The hard way. To do this you'll need to visit the Microsoft Update website. There's probably a link at the top of your start menu, or you can use the Windows Update link on the left-hand side of the Windows Control Panel. (If your default browser is Firefox, then you need to open Internet Explorer and type update.microsoft.com in the address bar).

Once you've reached the Microsoft Update home page, click on the link to 'Review your update history' on the left-hand side. Now look to see if the DST update is in the list with a green tick alongside it to show it was successful (as in the picture below).


Finding the DST update in your Microsoft Update history


It would have been helpful if Microsoft had put 'DST' in big, bold letters somewhere in the name, but no, that would be much too user-friendly, wouldn't it? Instead, you have to look for 'Update to Windows XP (KB931836).' You'll probably notice quite a few other updates in the list, and all of them look the same — KB followed by six digits. So check carefully. AU started rolling out DST updates on February 12th so you only have to look back over the past four weeks. 

The easy way.

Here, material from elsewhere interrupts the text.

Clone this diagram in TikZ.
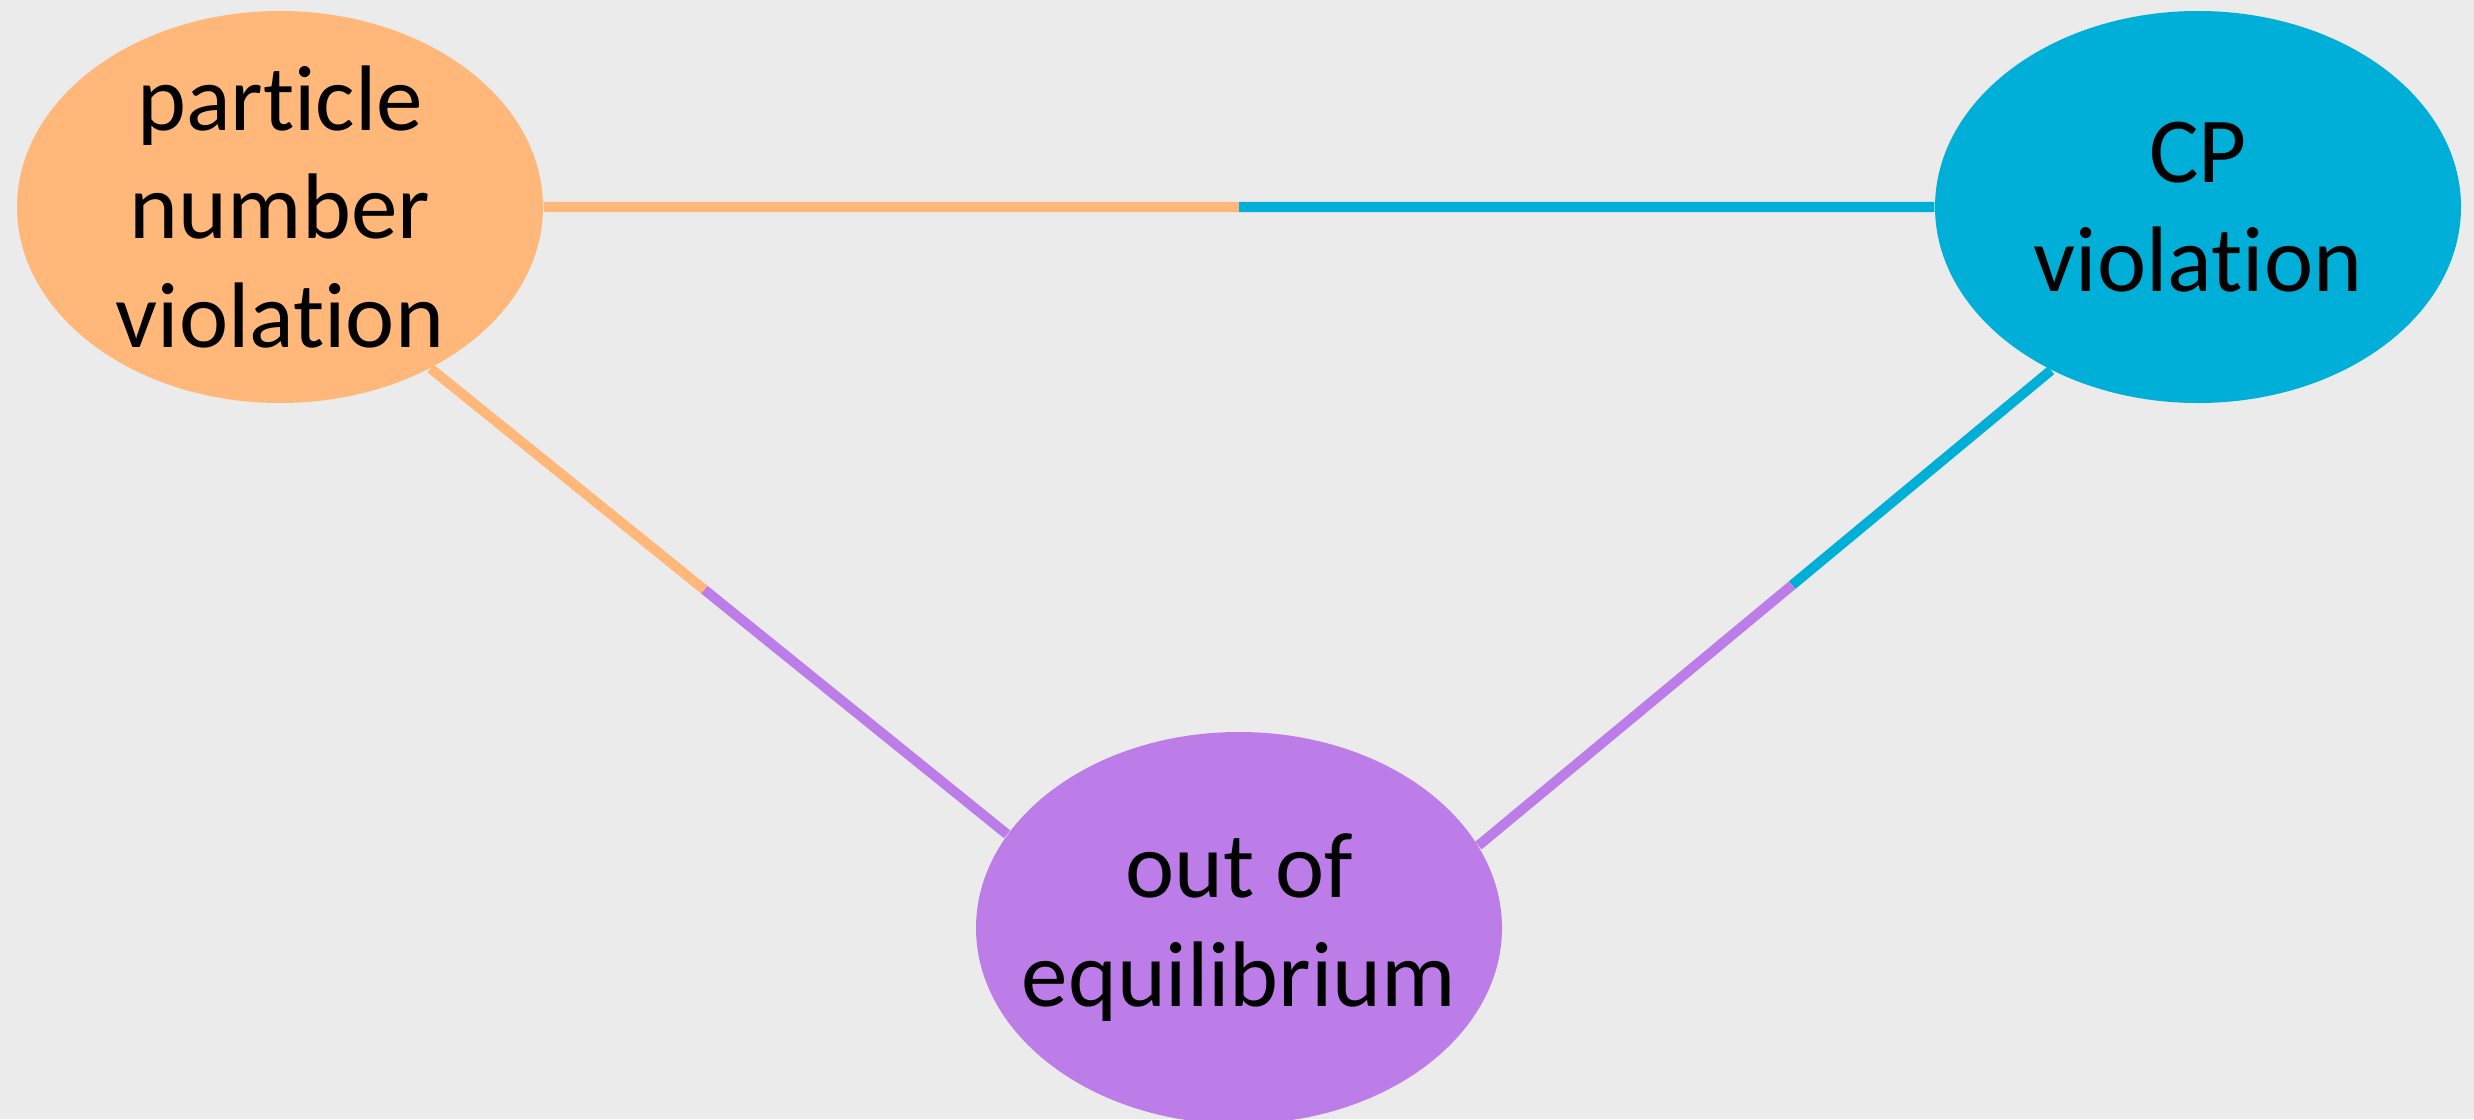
\documentclass[tikz,border=0pt]{standalone}
\usepackage{fontspec}
\setmainfont{Carlito}[Ligatures={NoCommon}]
\usetikzlibrary{shapes.geometric,calc}

\definecolor{peach}{RGB}{255,184,121}
\definecolor{cpblue}{RGB}{0,175,215}
\definecolor{lilac}{RGB}{189,125,232}
\definecolor{paper}{RGB}{235,235,235}

\begin{document}
\begin{tikzpicture}[
    blob/.style={ellipse,minimum width=5.26cm,minimum height=3.92cm,inner sep=0pt},
    words/.style={align=center,inner sep=0pt,font=\fontsize{26.5}{31}\selectfont},
    link/.style={line width=2.85pt}]
  \fill[paper] (0,0) rectangle (24.74,11.19);
  \useasboundingbox (0,0) rectangle (24.74,11.19);

  \node[blob,fill=peach] (pnv) at (2.80,9.12) {};
  \node[blob,fill=cpblue] (cpv) at (21.98,9.12) {};
  \node[blob,fill=lilac] (ooe) at (12.39,1.91) {};
  \node[words] (pnvtext) at (pnv) {particle\\number\\violation};
  \node[words] (cpvtext) at (cpv) {CP\\violation};
  \node[words] (ooetext) at (ooe) {out of\\equilibrium};

  % top bar, half and half
  \coordinate (mtop) at ($(pnv.east)!0.5!(cpv.west)$);
  \draw[link,peach] (pnv.east) -- (mtop);
  \draw[link,cpblue] (mtop) -- (cpv.west);

  % left leg
  \coordinate (mleft) at ($(pnv.-47)!0.475!(ooe.158.7)$);
  \draw[link,peach] (pnv.-47) -- (mleft);
  \draw[link,lilac] (mleft) -- (ooe.158.7);

  % right leg
  \coordinate (mright) at ($(cpv.-132.4)!0.452!(ooe.19.7)$);
  \draw[link,cpblue] (cpv.-132.4) -- (mright);
  \draw[link,lilac] (mright) -- (ooe.19.7);
\end{tikzpicture}
\end{document}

If you're feeling really lazy, just wait until Sunday and see if your PC adjusts for DST. If it doesn't, you know you still have to install the update — which you'll have to find using Microsoft Update (see 'the hard way' above).
Outlook calendar showing two timezones side-by-side
If you can't wait till then (or like me you won't be switching your PC's timezone), then go into Outlook, select Tools > Options -> Calendar Options... -> Time Zone... Check the box next to 'Show an additional time zone' and choose one that doesn't change to daylight saving until later on (eg Greenwich Mean Time). Fill in the label boxes for each of your time zones and then go view March 12th in your Outlook calendar (see picture). If you see a 7 hour time difference between GMT and Pacific time (or 4 hours between GMT and Eastern) then your DST patch is installed and working. If the time difference is the normal 8 (or 5) hours then you still need to install it.

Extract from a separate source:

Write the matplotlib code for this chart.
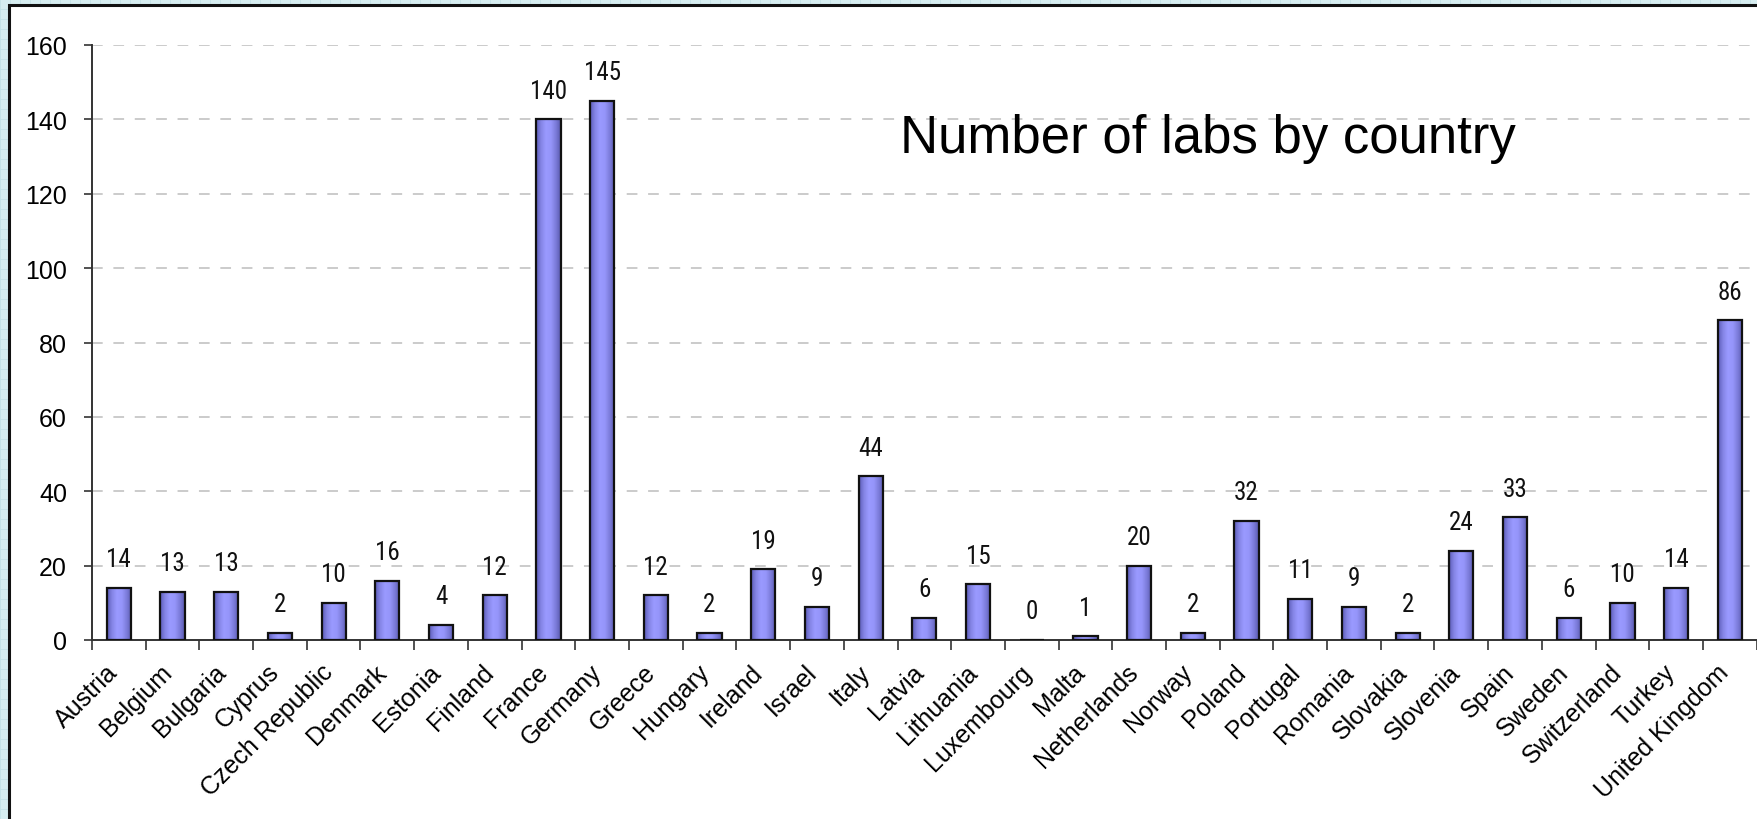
import matplotlib
matplotlib.use("Agg")
import matplotlib.pyplot as plt
import numpy as np
from matplotlib.patches import Rectangle
from matplotlib.colors import LinearSegmentedColormap
import matplotlib.transforms as mtransforms
from matplotlib import font_manager

countries = ["Austria", "Belgium", "Bulgaria", "Cyprus", "Czech Republic", "Denmark",
             "Estonia", "Finland", "France", "Germany", "Greece", "Hungary", "Ireland",
             "Israel", "Italy", "Latvia", "Lithuania", "Luxembourg", "Malta", "Netherlands",
             "Norway", "Poland", "Portugal", "Romania", "Slovakia", "Slovenia", "Spain",
             "Sweden", "Switzerland", "Turkey", "United Kingdom"]
labs = [14, 13, 13, 2, 10, 16, 4, 12, 140, 145, 12, 2, 19, 9, 44, 6, 15, 0, 1, 20,
        2, 32, 11, 9, 2, 24, 33, 6, 10, 14, 86]
yticks = [0, 20, 40, 60, 80, 100, 120, 140, 160]
title = "Number of labs by country"

# pick a narrow font for the value labels if one is installed
narrow_props = dict(family="DejaVu Sans", fontstretch="condensed")
_names = {f.name: f for f in font_manager.fontManager.ttflist}
for cand in ["Liberation Sans Narrow", "Arial Narrow", "Roboto Condensed",
             "Open Sans Condensed", "DejaVu Sans Condensed"]:
    if cand in _names:
        narrow_props = dict(family=cand)
        break
else:
    for f in font_manager.fontManager.ttflist:
        if ("Narrow" in f.name or "Condensed" in f.name) and f.style == "normal":
            narrow_props = dict(family=f.name)
            break
    else:
        for f in font_manager.fontManager.ttflist:
            if f.name == "DejaVu Sans" and "Condensed" in f.fname and "Bold" not in f.fname \
                    and "Oblique" not in f.fname:
                narrow_props = dict(fname=f.fname)
                break

W, H = 1758, 820
fig = plt.figure(figsize=(W / 100, H / 100), dpi=100)
fig.patch.set_facecolor("#d6edf0")

# light grid pattern of the slide background
for xx in np.arange(0, W, 10):
    fig.add_artist(plt.Line2D([xx / W, xx / W], [0, 1], color="#c4e2e6", lw=0.6, zorder=0))
for yy in np.arange(0, H, 10):
    fig.add_artist(plt.Line2D([0, 1], [yy / H, yy / H], color="#c4e2e6", lw=0.6, zorder=0))

# white panel with black border
panel = Rectangle((9 / W, -0.05), 1.2, 1 - 6 / H + 0.05, transform=fig.transFigure,
                  facecolor="white", edgecolor="#111111", lw=2.2, zorder=1)
fig.add_artist(panel)

ax = fig.add_axes([92 / W, 1 - 641 / H, (1756.7 - 92) / W, (641 - 46) / H])
ax.set_zorder(2)
ax.patch.set_alpha(0)

n = len(countries)
x = np.arange(n)
bw = 0.45

cmap = LinearSegmentedColormap.from_list(
    "bar", ["#5c5cb8", "#8585e6", "#9a9aff", "#9595fa", "#7c7cda", "#5a5ab0"])
grad = np.linspace(0, 1, 64).reshape(1, -1)

bars = ax.bar(x, labs, width=bw, facecolor="none", edgecolor="#111111", lw=1.6, zorder=3)
for b in bars:
    bx, by = b.get_x(), b.get_y()
    bwid, bh = b.get_width(), b.get_height()
    if bh <= 0:
        continue
    im = ax.imshow(grad, cmap=cmap, aspect="auto", extent=[bx, bx + bwid, by, by + bh],
                   zorder=2, interpolation="bilinear")
    im.set_clip_path(b)

if "fname" in narrow_props:
    _fp = font_manager.FontProperties(fname=narrow_props["fname"], size=18)
else:
    _fp = font_manager.FontProperties(size=18, **narrow_props)
for xi, v in zip(x, labs):
    ax.annotate(str(v), (xi, v), xytext=(0, 12), textcoords="offset points",
                ha="center", va="bottom", fontproperties=_fp, color="#111111")

ax.set_xlim(-0.5, n - 0.5)
ax.set_ylim(0, 160)
ax.set_yticks(yticks)
ax.set_yticklabels([str(t) for t in yticks], fontsize=18, family="Liberation Sans")
for t in yticks[1:]:
    ax.axhline(t, color="#bdbdbd", lw=1.1, ls=(0, (7, 7)), zorder=1)

ax.set_xticks(np.arange(n + 1) - 0.5)
ax.set_xticklabels([])
ax.set_xticks(x, minor=True)
ax.set_xticklabels(countries, minor=True, rotation=45, ha="right", rotation_mode="anchor",
                   fontsize=18, family="Liberation Sans")
ax.tick_params(axis="x", which="major", length=7, width=1.2, color="#333333", direction="out")
ax.tick_params(axis="x", which="minor", length=0, pad=14)
ax.tick_params(axis="y", length=6, width=1.2, color="#333333", pad=12)
offset = mtransforms.ScaledTranslation(-13 / 100, 0, fig.dpi_scale_trans)
for lbl in ax.get_xticklabels(minor=True):
    lbl.set_transform(lbl.get_transform() + offset)

for s in ["top", "right"]:
    ax.spines[s].set_visible(False)
for s in ["left", "bottom"]:
    ax.spines[s].set_color("#333333")
    ax.spines[s].set_linewidth(1.4)

fig.text(900 / W, 1 - 153 / H, title, fontsize=38, family="Liberation Sans",
         ha="left", va="baseline", color="#000000")

fig.savefig("out.png", dpi=100, facecolor=fig.get_facecolor())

Having ascertained that you've got the update, the only other thing you now have to do is go through your schedule for the next three weeks and manually correct the time of any appointments that you entered before it got installed (they'll all be an hour too early). If you've got a lot of them, you can go to Microsoft's Office Online website and find the Time Zone Data Update Tool for Microsoft Office Outlook, which automates this process for you (but I would still check them afterwards anyway). One thing it won't do is correct the times of any appointments organized by someone else — those appointments won't get changed until that person corrects them in their own calendar. So there's still plenty of potential for confusion.

A truly irresponsible lazy person of course will be able to use all this confusion to simply avoid a whole load of meetings by saying, "Oh sorry there was no one around when I got there so I assumed it had been canceled." Or "I had an unexpected clash because my next appointment hadn't adjusted his calendar and turned up way too early."

But there's another even lazier way of avoiding all this computer hassle and still get to all your meetings on time (or at least the ones where the organizer has told you the right time). Make sure you write down the correct time in the meeting description and use your watch, not your computer, to keep time. Funnily enough, that's what people used to do before they had computers, and they didn't think it was lazy at all.